Она просто лучшая. Я сначала о Васильевой почти ничего не знал, я совершенно не знаю советского кино. Она спросила меня: «А ты вообще знаешь меня, ты видел мои фильмы?» Я говорю: «Нет, их миллион, но если вы мне скажите, какие надо посмотреть, я посмотрю». И она говорит: «Ну это хорошо, не смотри ничего». Я почувствовал, что она мне доверяла. Она доверилась моему видению, потому что, видимо, понимала, что я предлагаю некие условия игры, непохожие на прочие. Я предлагаю видение, эстетику, некую мифологию. А она это видит.
- Слушайте, а вот вы про видение говорите. А вы делите кино на коммерческое и авторское?
- А ведь может быть кино и коммерческое, и авторское одновременно. Режиссеры, которые в коммерчеcком кино делают авторские фильмы. Майкл Манн. Дэвид Финчер. Тони Скотт, которого я считаю абсолютно авторским коммерческим кинематографистом. Майкл Бэй. Да, приходится делить, за меня уже продюсеры поделили.
- А если честно, вам нравится результат? Вы любите это кино?

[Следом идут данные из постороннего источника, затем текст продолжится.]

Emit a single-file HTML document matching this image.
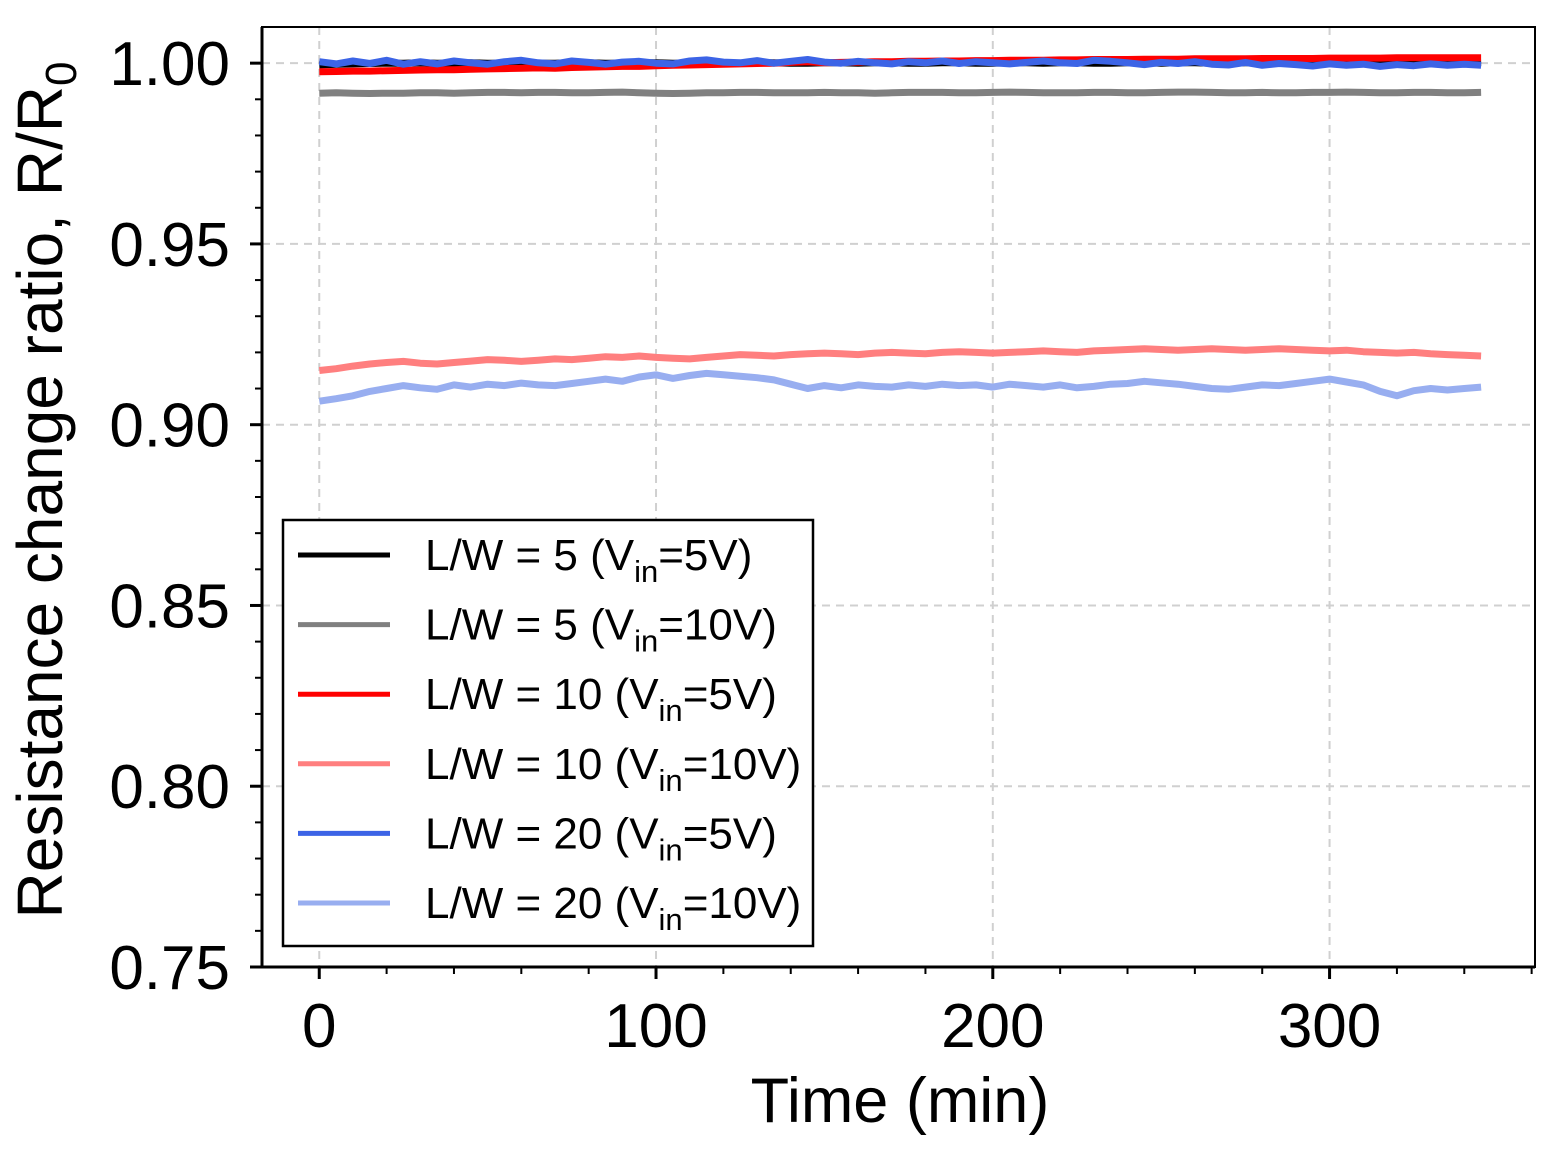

- Конечно. Есть ли у меня претензии к себе? Миллион.
- А какие прежде всего?
- Я понимаю, что на тот момент, в тех условиях, в которых я снимал, то, что получилось – просто чудо. Я столкнулся с российским кинопроизводством. Это очень неорганизованная, непрофессиональная среда. Я имел счастье практиковаться на американских фильмах, и после этого русское кино меня ошарашило. Я не мог поверить, что все это происходит. Столько всего непрофессионально организовано, такая необязательность, наплевательство, никто не боится за свою работу. Я понимал, что в этом хаосе я должен оградиться от этого и что-то придумать. Делать какой-то план в этом хаосе бесполезно. Это может быть только Михалкова боятся и все ему сделают. А мне говорят: этого нет, этого нет, это вот не получилось, так что у нас получится только в одну сторону камеру направить и все. А я два месяца сидел рисовал раскадровку, у меня камера должна ехать – «не-не-не, только вот так». Нравится ли мне фильм? Да, я счастлив. Я столько раз во время съемок думал, что ничего не получится… Но я же дебютант, я не могу сказать: пока у вас все не будет готово, я не буду снимать. Это же как ребенок. Он не может не нравится. Хочется ли мне, чтобы мой ребенок был более красив, более умен и, я не знаю, образован? Да! Но люблю я его и так.